この前の奴隷のコスパの話にちょっとつながるけど……。
『古代日本の官僚 天皇に仕えた怠惰な面々』という本を読んだけど、これがめっちゃおもろい。タイトルからわかるように、古代日本の専制君主国家の官僚(官人)の実態がいかにアレなものかがよくわかる。
まず、天皇臨席の御前儀式(もちろん参加強制)に出てこない。余裕でサボる。
その他の役所の儀式(参加強制)ももちろんサボる。
毎日の仕事も仮病使って普通にサボる。
法律(律令)も儀式の作法も全然勉強してこない。
そのかわり官僚特権(免税特権、減刑特権ほか)ゲットのためにとりあえず官職にはつく。
でも特権を無事ゲットできたら速攻で退職して仕事をすることなく特権だけ持ち続ける。
はっきりいって、自分の役得にしか興味がなくてちょっとでも嫌な思いをしたら速攻で逃げる人材やろこんなん!
でもこれが素の人間。労働美徳を徹底的に教育されてない人間はこういう人材にしかならないんだろう。
労働美徳というのは、この当時でいえば儒教道徳。
西洋で言えばキリスト教道徳。
近世・近代では滅私奉公、現代でも「働かざるもの食うべからず」というムードがある。
その労働美徳を庶民全体にまで教育する者とは何か。
ずばり宗教と国家。
基本この二つしかない。
もちろん、商人が金持ちになるため一生懸命働くということはあるだろう。
武士や騎士も自分の土地を守るために必死になって戦うこともする。
でも、それは主人(オーナー経営者)の本人中心半径3メートルぐらいの範囲でしかない。
主人への忠義のために全身全霊を賭して一生懸命働く従僕・郎党はもちろんいるだろう。
それでも、あくまで主人と直接つながりのある個人の範囲でしかない。
その忠節は主人の家族や親戚にすらちゃんと行き届くかどうかすら怪しい。
一般の庶民全体にいたってはなおさらだ。
広げるためには宗教か国家がやるしかない。
はっきり言ってしまえば、宗教・国家が人間一般を労働者として使役するようにするためメンタルレベルから徹底的にシバキ倒してしまうのだ。
「労働しないと生きている価値がない!」と心の奥底にまで徹底してすりこんでしまう。
そうすると、人間の生産性が上がる。
役人も、商人も、農民も、その生産性の平均が向上する。
現代でいえば、労働市場にいる人材の質がおおよそ高くなっていくのだ。
宗教は文化、国家は政治。
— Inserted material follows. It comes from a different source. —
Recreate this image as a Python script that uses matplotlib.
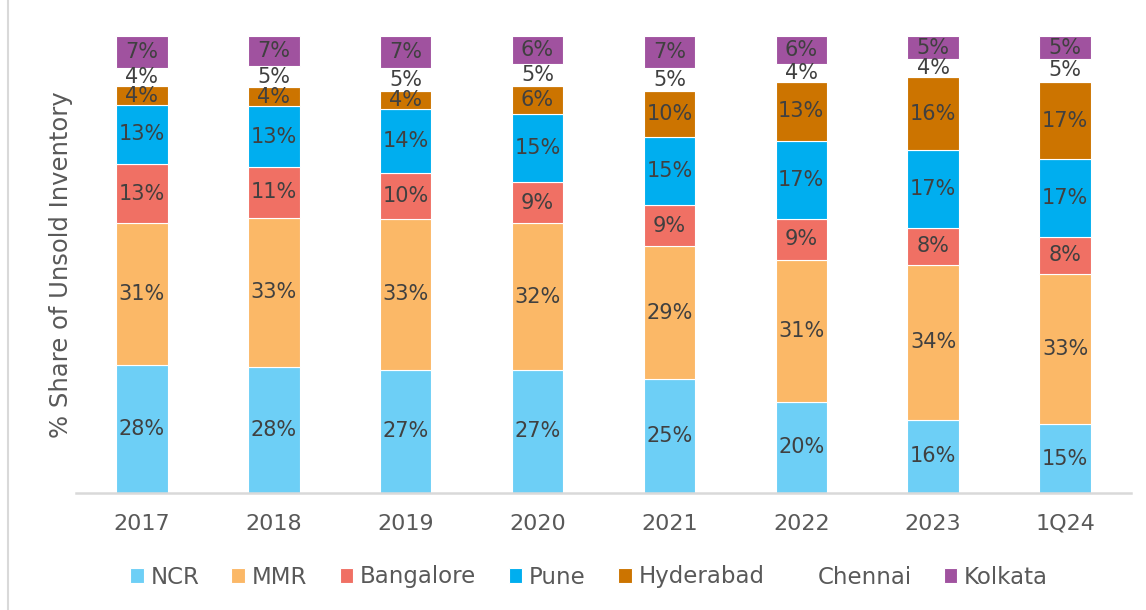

上部構造だ。
それが生産性を左右するとなれば、結局これらが土台と言われる生産そのものをも規定してしまうのではないか。
素の人間は、自分の役得にしか興味がなくてちょっとでも嫌な思いをしたら速攻で逃げる人材なんだから、生産が、労働美徳を民衆の心身に叩き込む文化や政治よりも先にあるとはとても思えない。
最初に「みんなで協力してがんばって生産をしよう!」という共通の認識(規範)があって、そこから始めて生産という行為が始まるのではないか。
その共通の認識は、最初は生物的な機能によるものだろうし、そこから社会的、言語的(文化的)に、どんどん共通の認識が作られていくのだろう。その共通の認識を極限にまで拡張したのが宗教・国家なんだろう。
などと、とめどもなく空想を広げてしまった。